Zelic: Kroatien war bereit für die EU, aber die Arbeit ist noch nicht getan. Wir hoffen, dass unsere derzeitige Regierung und alle künftigen Regierungen diesen Prozess unterstützen werden. Immer noch ist das Funktionieren der Justiz ein wichtiges Thema, Korruption und die Rückkehr serbischer Flüchtlinge in ihre Häuser. Wir müssen immer noch viel tun, aber nicht wegen der EU, sondern wegen uns.

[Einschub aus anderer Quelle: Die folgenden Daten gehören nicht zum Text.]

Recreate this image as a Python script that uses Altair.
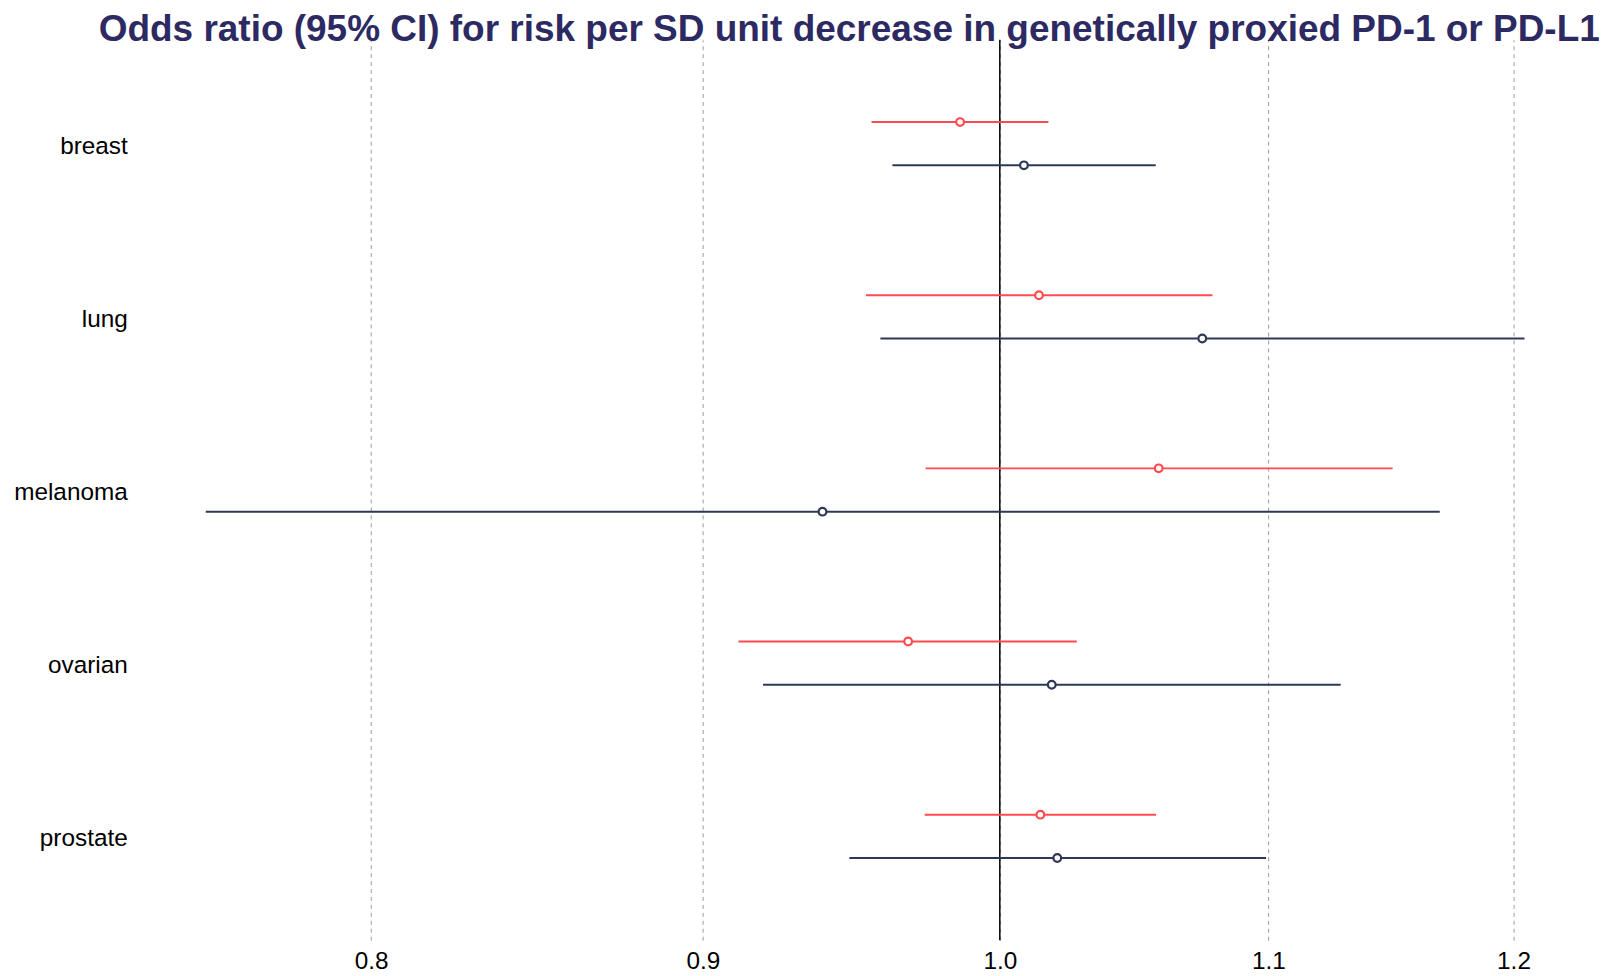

Es sollte in unserem Interesse liegen, in einem gut funktionierenden Land zu leben, einem Rechtsstaat mit so wenig Korruption wie nur möglich.

DIE FURCHE: Wie kann Kroatien jetzt von der Europäischen Union am meisten profitieren?

Zelic: Das meiste, wovon dieses Land profitieren kann, ist, wenn sich die Werte der EU hier festsetzen.

DIE FURCHE: Wie wird Kroatien in zehn Jahren aussehen?

Zelic: Es hängt alles von uns ab - von der Arbeit unserer Regierungen, vom Engagement unserer Bürger und natürlich auch der öffentliche Debatte in den Medien. Die Europäische Union ist ein guter Rahmen für eine positive Entwicklung Kroatiens, aber keine Garantie.